British government betrayed its hero

By GAETANA CALDWELL-SMITH and JOE AUCIELLO

The Imitation Game, a film biography directed by Morten Tyldum, with Benedict Cumberbatch and Keira Knightly.

Director Morten Tyldum has crafted an excellent fictionalized film biography, “The Imitation Game,” based on the book, ”Alan Turing: The Enigma,” by Andrew Hodges. The film portrays Turing as an intelligent though troubled man, whose complex hand-built machine—a precursor to today’s computer—broke the Nazi enigma code, and is thought to have shortened the war by two years.

The film is set mostly at Bletchley Park, Britain’s government code and cipher school, hidden behind iron gates bearing the misleading plaque, “Radio Manufacturing.” Commander Denniston (the talented, ubiquitous, British actor Charles Dance) heads it up.

Based on his reputation as a mathematical genius, Turing (played by Benedict Cumberbatch, who is up for an Academy Award) is interviewed by Denniston to join a team of mathematicians in the Hut, an outbuilding where they work to break the code. These initial scenes depict Turing as a serious, cerebral, no-nonsense man who doesn’t realize he is disrespectful when he lets people know that he believes them to be incompetent ignoramuses. He understands neither irony nor sarcasm.

The Germans change the code every day to a mind-boggling 159 million, million, million, million settings, forcing Turing and his frustrated team to restart their calculations. He figures that working out the code manually as they had been doing would take an astonishing 20 million years. Instead, he will build a machine to break Germany’s enigma, he tells them.

A harbinger of the Cold War anti-Communist hysteria weaves throughout the film as a parallel plot involving the suspicion that Turing is a Russian spy, radicalized by the Soviets at Cambridge. In a flash forward to the early 1950s, he reports that his apartment was broken into and things were messed up, but nothing was missing. Still the police believe Turing is hiding something, and they are determined to find it.

Turing hires Joan Clarke (a believable Kiera Knightly) because she solved his crossword puzzle under the allotted time of six minutes. Since Clarke was a woman, no one believed that she could solve it. Once hired, and thought to be a secretary, she is initially denied entrance to the Hut. Even then, she is relegated to bunk with the female administrators and secretaries in another building.
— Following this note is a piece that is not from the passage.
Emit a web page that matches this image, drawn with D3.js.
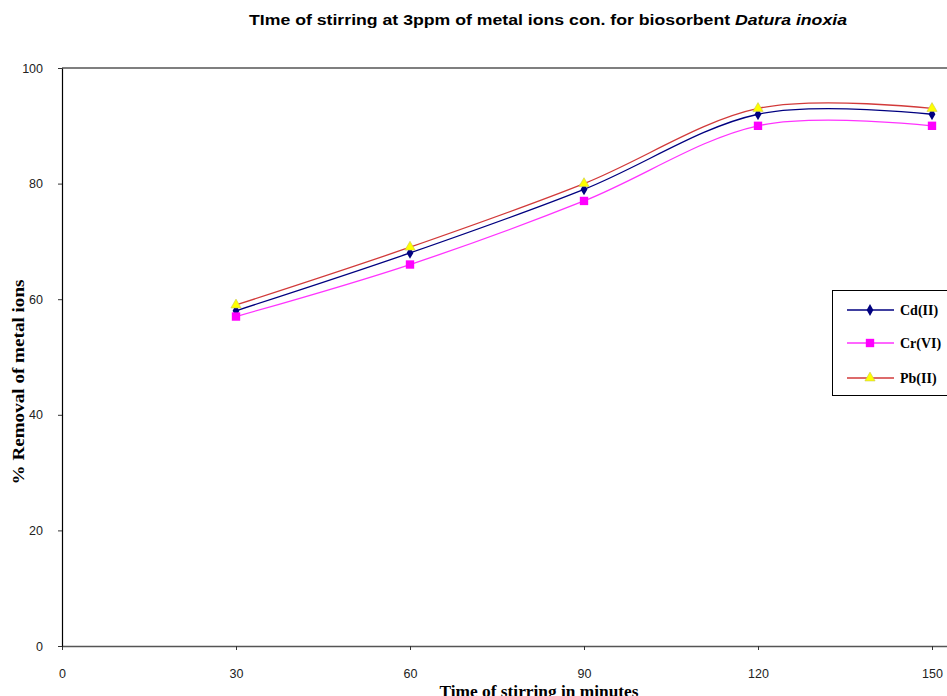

Turing and Clarke enjoy a copacetic relationship. However, social pressures regarding a single woman working so closely with a man decide that Turing and Clarke must get engaged. Joan has no problem with his homosexuality; he will neither be the perfect husband nor she the perfect wife. Regardless, the engagement soon ends.

It’s believed that breaking the code saved millions of lives. But it couldn’t save Turing’s. After the war, he continued to work in crystographic consultancy for the Government Communications Headquarters until his conviction for “gross indecency”—the same law that brought down Oscar Wilde—and his security clearance was revoked. After almost a year of probation and public humiliation, and undergoing “chemical castration,” which affected him physically and mentally, Turing allegedly committed suicide in 1954 (some suspected he was murdered). He was forty-one.

The British government, ever alert to treason, ultimately committed its own act of betrayal. When Alan Turing was arrested for the then crime of homosexuality (“He’s a pouf!” one detective exclaims to another), senior government officials might have intervened on his behalf, but they did not. The nation that Turing helped to protect could have protected him. The man who kept secrets for his government was betrayed by a government that refused to keep his secret.

Yet, at the same time, the British government was quite willing to shield a real traitor—one of their own. The Duke of Windsor (King Edward VIII, prior to his abdication in 1936 and marriage to Mrs. Wallis Simpson) was a partisan of the Nazi regime before and during World War II and an admirer of Hitler.

The Duke aided the Axis cause in a number of ways. Prior to the war, Edward told an Italian diplomat that the Allies had broken the Italian intelligence codes. After war was declared, when Luftwaffe bombs fell on London, the Duke passed strategically significant military and political information to the German High Command and continued to the best of his ability to aid the Nazi cause.

The British and American governments were well aware of the Duke’s treasonous activities but merely shunted him aside. As punishment, in the 1940s, he was appointed governor of the Bahamas, and ultimately retired to a quiet life in Paris, where he died in 1972, fondly remembered throughout the world as the man who gave up the British crown for true love.

Alan Turing, who had been arrested on charges of “gross indecency” and hounded to his death, had long since been forgotten. Only in recent years have many posthumous honors been awarded Turing for his “fantastic contribution to the war effort.”